A web friend of mine recently published her first book – an eBook.  She is thrilled.  I would be, too.  She also has a very fun blog that interviews her characters.  This is not only clever, but shows she is aware of one of the most current methods of marketing her book.

One of the recent articles on Digital Book World is by Don Linn, former owner/CEO of Consortium Book Sales & Distribution, entitled, “Caught in the Middle, Publishing’s Other Customers.”

The cost of hardcover books is going down.  Sounds like a good deal, doesn’t it.  It is for the reader, which I suspect applies to most of us.  He notes that authors like Stephen King will not suffer.  They and those like them can self-publish and will still sell the same number of books they always have.  Even us newbies may do all right, as long as we do not seek to make a living from our writing.  I add, as long as we are willing and able to do all of our own marketing, delivery, follow-up etc., etc.
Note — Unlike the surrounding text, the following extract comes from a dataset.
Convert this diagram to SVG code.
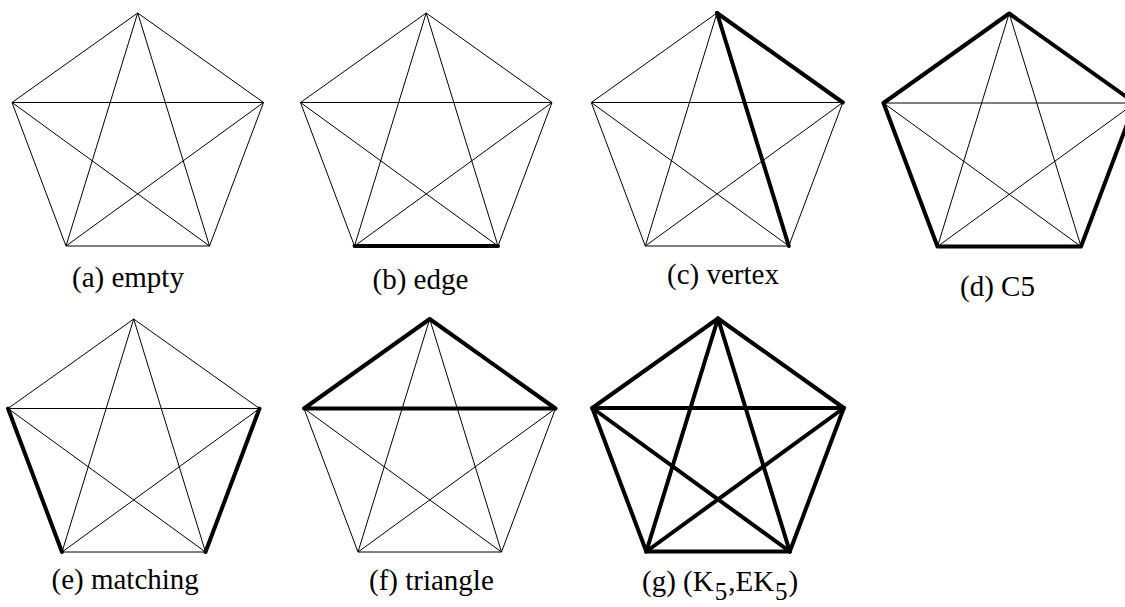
<svg xmlns="http://www.w3.org/2000/svg" width="1125" height="607" viewBox="0 0 1125 607">
<style>
.t{stroke:#000;stroke-width:1;fill:none}
.k{stroke:#000;stroke-width:4;fill:none;stroke-linecap:round;stroke-linejoin:round}
.lbl{font-family:"Liberation Serif","Times New Roman",serif;font-size:29px;fill:#000}
.sub{font-size:25px}
</style>
<rect width="1125" height="607" fill="#fff"/>
<g id="a">
<g class="edges" transform="translate(12,13)">
<line class="t" x1="125.7" y1="0" x2="0" y2="89.5"/><line class="t" x1="125.7" y1="0" x2="251.5" y2="89.5"/><line class="t" x1="125.7" y1="0" x2="54" y2="233"/><line class="t" x1="125.7" y1="0" x2="197.5" y2="233"/><line class="t" x1="0" y1="89.5" x2="251.5" y2="89.5"/><line class="t" x1="0" y1="89.5" x2="54" y2="233"/><line class="t" x1="0" y1="89.5" x2="197.5" y2="233"/><line class="t" x1="251.5" y1="89.5" x2="54" y2="233"/><line class="t" x1="251.5" y1="89.5" x2="197.5" y2="233"/><line class="t" x1="54" y1="233" x2="197.5" y2="233"/>
</g>
<text class="lbl" x="72" y="287">(a) empty</text>
</g>
<g id="b">
<g class="edges" transform="translate(300.5,13)">
<line class="t" x1="125.7" y1="0" x2="0" y2="89.5"/><line class="t" x1="125.7" y1="0" x2="251.5" y2="89.5"/><line class="t" x1="125.7" y1="0" x2="54" y2="233"/><line class="t" x1="125.7" y1="0" x2="197.5" y2="233"/><line class="t" x1="0" y1="89.5" x2="251.5" y2="89.5"/><line class="t" x1="0" y1="89.5" x2="54" y2="233"/><line class="t" x1="0" y1="89.5" x2="197.5" y2="233"/><line class="t" x1="251.5" y1="89.5" x2="54" y2="233"/><line class="t" x1="251.5" y1="89.5" x2="197.5" y2="233"/><line class="k" x1="54" y1="233" x2="197.5" y2="233"/>
</g>
<text class="lbl" x="372.5" y="289">(b) edge</text>
</g>
<g id="c">
<g class="edges" transform="translate(591.3,13)">
<line class="t" x1="125.7" y1="0" x2="0" y2="89.5"/><line class="t" x1="125.7" y1="0" x2="54" y2="233"/><line class="t" x1="0" y1="89.5" x2="251.5" y2="89.5"/><line class="t" x1="0" y1="89.5" x2="54" y2="233"/><line class="t" x1="0" y1="89.5" x2="197.5" y2="233"/><line class="t" x1="251.5" y1="89.5" x2="54" y2="233"/><line class="t" x1="251.5" y1="89.5" x2="197.5" y2="233"/><line class="t" x1="54" y1="233" x2="197.5" y2="233"/><line class="k" x1="125.7" y1="0" x2="251.5" y2="89.5"/><line class="k" x1="125.7" y1="0" x2="197.5" y2="233"/>
</g>
<text class="lbl" x="667" y="284">(c) vertex</text>
</g>
<g id="d">
<g class="edges" transform="translate(883.5,13.5)">
<line class="t" x1="125.7" y1="0" x2="54" y2="233"/><line class="t" x1="125.7" y1="0" x2="197.5" y2="233"/><line class="t" x1="0" y1="89.5" x2="251.5" y2="89.5"/><line class="t" x1="0" y1="89.5" x2="197.5" y2="233"/><line class="t" x1="251.5" y1="89.5" x2="54" y2="233"/><polygon class="k" points="125.7,0 251.5,89.5 197.5,233 54,233 0,89.5"/>
</g>
<text class="lbl" x="960" y="296">(d) C5</text>
</g>
<g id="e">
<g class="edges" transform="translate(8,319)">
<line class="t" x1="125.7" y1="0" x2="0" y2="89.5"/><line class="t" x1="125.7" y1="0" x2="251.5" y2="89.5"/><line class="t" x1="125.7" y1="0" x2="54" y2="233"/><line class="t" x1="125.7" y1="0" x2="197.5" y2="233"/><line class="t" x1="0" y1="89.5" x2="251.5" y2="89.5"/><line class="t" x1="0" y1="89.5" x2="197.5" y2="233"/><line class="t" x1="251.5" y1="89.5" x2="54" y2="233"/><line class="t" x1="54" y1="233" x2="197.5" y2="233"/><line class="k" x1="0" y1="89.5" x2="54" y2="233"/><line class="k" x1="251.5" y1="89.5" x2="197.5" y2="233"/>
</g>
<text class="lbl" x="51.5" y="589">(e) matching</text>
</g>
<g id="f">
<g class="edges" transform="translate(304,319)">
<line class="t" x1="125.7" y1="0" x2="54" y2="233"/><line class="t" x1="125.7" y1="0" x2="197.5" y2="233"/><line class="t" x1="0" y1="89.5" x2="54" y2="233"/><line class="t" x1="0" y1="89.5" x2="197.5" y2="233"/><line class="t" x1="251.5" y1="89.5" x2="54" y2="233"/><line class="t" x1="251.5" y1="89.5" x2="197.5" y2="233"/><line class="t" x1="54" y1="233" x2="197.5" y2="233"/><polygon class="k" points="125.7,0 251.5,89.5 0,89.5"/>
</g>
<text class="lbl" x="369" y="590">(f) triangle</text>
</g>
<g id="g">
<g class="edges" transform="translate(592.3,318.5)">
<line class="k" x1="125.7" y1="0" x2="0" y2="89.5"/><line class="k" x1="125.7" y1="0" x2="251.5" y2="89.5"/><line class="k" x1="125.7" y1="0" x2="54" y2="233"/><line class="k" x1="125.7" y1="0" x2="197.5" y2="233"/><line class="k" x1="0" y1="89.5" x2="251.5" y2="89.5"/><line class="k" x1="0" y1="89.5" x2="54" y2="233"/><line class="k" x1="0" y1="89.5" x2="197.5" y2="233"/><line class="k" x1="251.5" y1="89.5" x2="54" y2="233"/><line class="k" x1="251.5" y1="89.5" x2="197.5" y2="233"/><line class="k" x1="54" y1="233" x2="197.5" y2="233"/>
</g>
<text class="lbl" x="642" y="591">(g) (K<tspan class="sub" dx="1" dy="9">5</tspan><tspan dx="1" dy="-9">,EK</tspan><tspan class="sub" dx="1" dy="9">5</tspan><tspan dx="1" dy="-9">)</tspan></text>
</g>
</svg>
What about “those who fall between these two groups. They are the people who write for a living and who bring us the workhorse books in their categories (from literary fiction to genre fiction to all manner of non-fiction). Their advances have historically been relatively low and their sales relatively modest. They write for major publishers and independents. They write books that backlist and, in a small but very important number, they write really important books that either break out commercially, or say something significant that might not otherwise get said.”

Yet another consideration in this age of transitions.  Will the future look back on us and declare we produced nothing new, nothing of worth?  For the lack of funds, art suffered?  No more authors, only people who “write on the side.”

You may want to check out his article.  More food for thought.